Series III. Transcriptions comprises several versions of the on- and off-camera transcriptions of the interviews and conversations that took place during the filming of Night Waltz. The series includes interviews of Paul Bowles by Owsley Brown, Robin Burke, and Phillip Ramey. The transcripts include long passages of Bowles’s reflections, memories, and his ideas about the composition of literature and music that do not appear in the film.
Series IV. Promotional comprises photographic reproductions, brochures, media fact sheets, correspondence, and other materials related to the promotion and marketing of Night Waltz.
Series V. Audio / Visual comprises 16 mm film color negatives, Betacam SP and VHS video tape, digital audio tapes (DAT) and cassette audio tapes, and compact discs of Bowles’s music. The series appears to include a comprehensive collection of the audio and video materials resulting from the production of Night Waltz.

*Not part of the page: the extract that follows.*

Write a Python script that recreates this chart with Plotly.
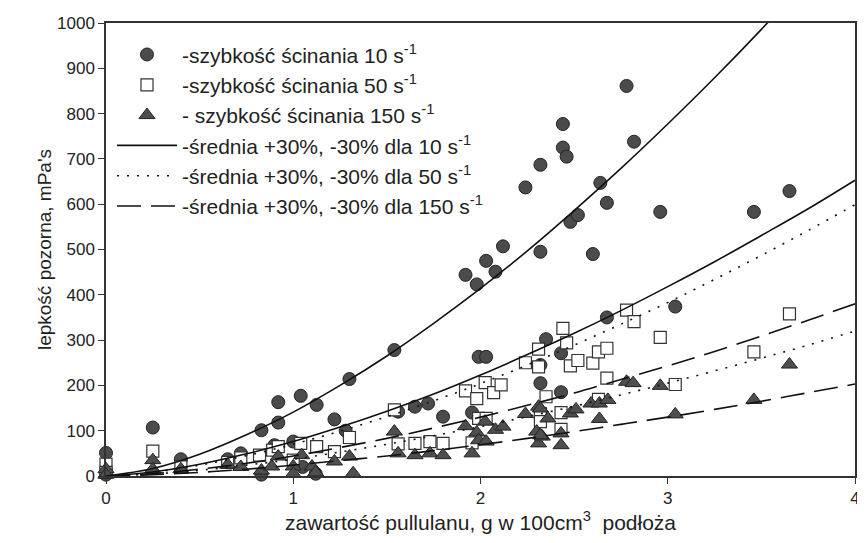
import plotly.graph_objects as go

# --- measured data: shear rate 10 1/s (circles)
x10 = [0, 0, 0.25, 0.40, 0.65, 0.72, 0.83, 0.83, 0.90, 0.92, 0.92, 1.0, 1.04, 1.05, 1.12, 1.125,
       1.22, 1.28, 1.30, 1.54, 1.56, 1.65, 1.72, 1.80, 1.92, 1.955, 1.98, 1.99, 2.03, 2.03, 2.08,
       2.12, 2.24, 2.32, 2.32, 2.32, 2.32, 2.35, 2.43, 2.43, 2.44, 2.44, 2.46, 2.48, 2.52, 2.60,
       2.64, 2.675, 2.675, 2.78, 2.82, 2.96, 3.04, 3.46, 3.65]
y10 = [51, 3, 107, 37, 37, 50, 101, 3, 68, 118, 163, 76, 177, 20, 5, 157,
       125, 100, 214, 278, 142, 153, 160, 131, 444, 140, 423, 263, 263, 475, 451,
       507, 637, 687, 495, 205, 245, 302, 271, 185, 777, 725, 705, 561, 576, 490,
       647, 603, 350, 861, 738, 583, 374, 583, 629]

# --- shear rate 50 1/s (open squares)
x50 = [0, 0, 0.25, 0.40, 0.65, 0.72, 0.82, 0.89, 0.92, 1.0, 1.04, 1.125, 1.22, 1.30, 1.54, 1.56,
       1.65, 1.73, 1.80, 1.92, 1.955, 1.98, 1.99, 2.025, 2.03, 2.07, 2.11, 2.24, 2.31, 2.31, 2.32,
       2.32, 2.35, 2.43, 2.43, 2.44, 2.46, 2.48, 2.52, 2.60, 2.63, 2.63, 2.675, 2.675, 2.78, 2.82,
       2.96, 3.04, 3.46, 3.65]
y50 = [26, 8, 55, 20, 30, 40, 46, 57, 65, 35, 72, 65, 54, 85, 146, 71,
       72, 76, 72, 188, 73, 171, 127, 206, 127, 184, 201, 250, 280, 241, 138,
       120, 175, 140, 103, 326, 294, 243, 255, 249, 274, 169, 282, 216, 366, 341,
       306, 202, 274, 358]

# --- shear rate 150 1/s (triangles)
x150 = [0, 0, 0.25, 0.25, 0.40, 0.65, 0.72, 0.83, 0.885, 0.92, 1.0, 1.0, 1.045, 1.10, 1.12, 1.22,
        1.30, 1.32, 1.54, 1.56, 1.65, 1.73, 1.80, 1.92, 1.955, 1.98, 1.99, 2.025, 2.03, 2.08, 2.12,
        2.24, 2.30, 2.31, 2.31, 2.32, 2.33, 2.32, 2.36, 2.43, 2.43, 2.48, 2.51, 2.59, 2.635, 2.635,
        2.68, 2.78, 2.815, 2.96, 3.04, 3.46, 3.65]
y150 = [15, 3, 35, 15, 15, 25, 20, 12, 21, 43, 21, 5, 46, 21, 8, 32,
        43, 6, 98, 50, 46, 50, 46, 110, 50, 96, 79, 120, 76, 102, 109,
        137, 98, 153, 72, 149, 87, 90, 127, 94, 68, 138, 147, 160, 160, 126,
        168, 208, 205, 199, 136, 168, 246]

# --- band curves (mean +30% / -30%)
xc = [0, 0.25, 0.5, 0.75, 1, 1.25, 1.5, 1.75, 2, 2.25, 2.5, 2.75, 3, 3.25, 3.5, 3.75, 4]
c10_hi = [0, 16.5, 48, 91, 141, 200, 265, 337, 414, 497, 586, 679, 777, 879, 986, 1098, 1213]
c10_lo = [0, 8.9, 26, 49, 76, 108, 143, 181, 223, 268, 315, 365, 418, 473, 531, 590, 653]
c50_hi = [0, 8.1, 24, 45, 70, 99, 131, 166, 204, 245, 289, 335, 383, 434, 487, 542, 599]
c50_lo = [0, 4.3, 12.7, 24, 37, 53, 70, 89, 109, 131, 154, 179, 205, 232, 260, 289, 320]
c150_hi = [0, 5.2, 15, 28, 44, 63, 83, 106, 130, 156, 183, 213, 243, 275, 309, 344, 380]
c150_lo = [0, 2.8, 8.1, 15, 24, 34, 44, 56, 69, 83, 98, 114, 130, 147, 165, 184, 203]

FONT = "Liberation Sans, Arial, sans-serif"
fig = go.Figure()

fig.add_trace(go.Scatter(x=x10, y=y10, mode="markers", name="-szybkość ścinania 10 s<sup>-1</sup>",
                         marker=dict(symbol="circle", size=13, color="#4b4b4b",
                                     line=dict(color="#222222", width=1)), cliponaxis=False))
fig.add_trace(go.Scatter(x=x50, y=y50, mode="markers", name="-szybkość ścinania 50 s<sup>-1</sup>",
                         marker=dict(symbol="square", size=12, color="white",
                                     line=dict(color="#333333", width=1.2)), cliponaxis=False))
fig.add_trace(go.Scatter(x=x150, y=y150, mode="markers", name="- szybkość ścinania 150 s<sup>-1</sup>",
                         marker=dict(symbol="triangle-up", size=14, color="#4e4e4e",
                                     line=dict(color="#222222", width=1)), cliponaxis=False))

curves = [
    (c10_hi, c10_lo, "solid", "-średnia +30%, -30% dla 10 s<sup>-1</sup>", "g10"),
    (c50_hi, c50_lo, "2px,8px", "-średnia +30%, -30% dla 50 s<sup>-1</sup>", "g50"),
    (c150_hi, c150_lo, "24px,10px", "-średnia +30%, -30% dla 150 s<sup>-1</sup>", "g150"),
]
for hi, lo, dash, name, grp in curves:
    fig.add_trace(go.Scatter(x=xc, y=hi, mode="lines", name=name, legendgroup=grp,
                             line=dict(color="#111111", width=1.6, dash=dash, shape="spline")))
    fig.add_trace(go.Scatter(x=xc, y=lo, mode="lines", name=name, legendgroup=grp, showlegend=False,
                             line=dict(color="#111111", width=1.6, dash=dash, shape="spline")))

# page body has an 8px default margin; the figure is sized to fit inside the window
fig.update_layout(
    width=857, height=527,
    margin=dict(l=98, r=10, t=15, b=59),
    paper_bgcolor="white", plot_bgcolor="white",
    font=dict(family=FONT, color="#222222", size=17),
    showlegend=True,
    legend=dict(x=0.008, y=0.975, xanchor="left", yanchor="top",
                bgcolor="rgba(0,0,0,0)", font=dict(size=21, family=FONT, color="#222222"),
                tracegroupgap=0, itemwidth=60),
)
fig.update_xaxes(range=[0, 4], tickvals=[0, 1, 2, 3, 4], ticks="outside", ticklen=6,
                 tickcolor="#333333", showline=True, linecolor="#333333", linewidth=1.5,
                 mirror=True, showgrid=False, zeroline=False, automargin=False,
                 tickfont=dict(size=17), ticklabeloverflow="allow",
                 title=dict(text="zawartość pullulanu, g w 100cm<sup>3</sup>  podłoża",
                            font=dict(size=21), standoff=6))
fig.update_yaxes(range=[0, 1000], tickvals=list(range(0, 1001, 100)), ticks="outside", ticklen=6,
                 tickcolor="#333333", showline=True, linecolor="#333333", linewidth=1.5,
                 mirror=True, showgrid=False, zeroline=False, automargin=False,
                 tickfont=dict(size=17),
                 title=dict(text="lepkość pozorna, mPa's", font=dict(size=19), standoff=0))

fig.write_html("out.html")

Series V. is organized according to the production process followed by Brown. The original material, including location footage shot in Morocco and filmed interviews with Paul Bowles, Phillip Ramey, Joe McPhillips, and others, was made in 16mm color film. The film was then transferred via telecine to Betacam SP video tapes, which serve as the master source for the final film. The black and white stills that appear in the film were also captured on 16mm film and were transferred to Betacam tapes. Rudy Burckhardt’s archival footage of New York City was transferred to Betacam, but no earlier version of the Burckhardt footage is contained in the collection. Also, VHS video tapes were made from the Betacam master tapes in order to facilitate editing of the final film. The audio source for the film is recorded on DAT audio tapes, and a complete index, with time codes, is available in F26-F27 for all audio and visual sequences. A 35mm print of the film was also made, but is not currently part of the collection.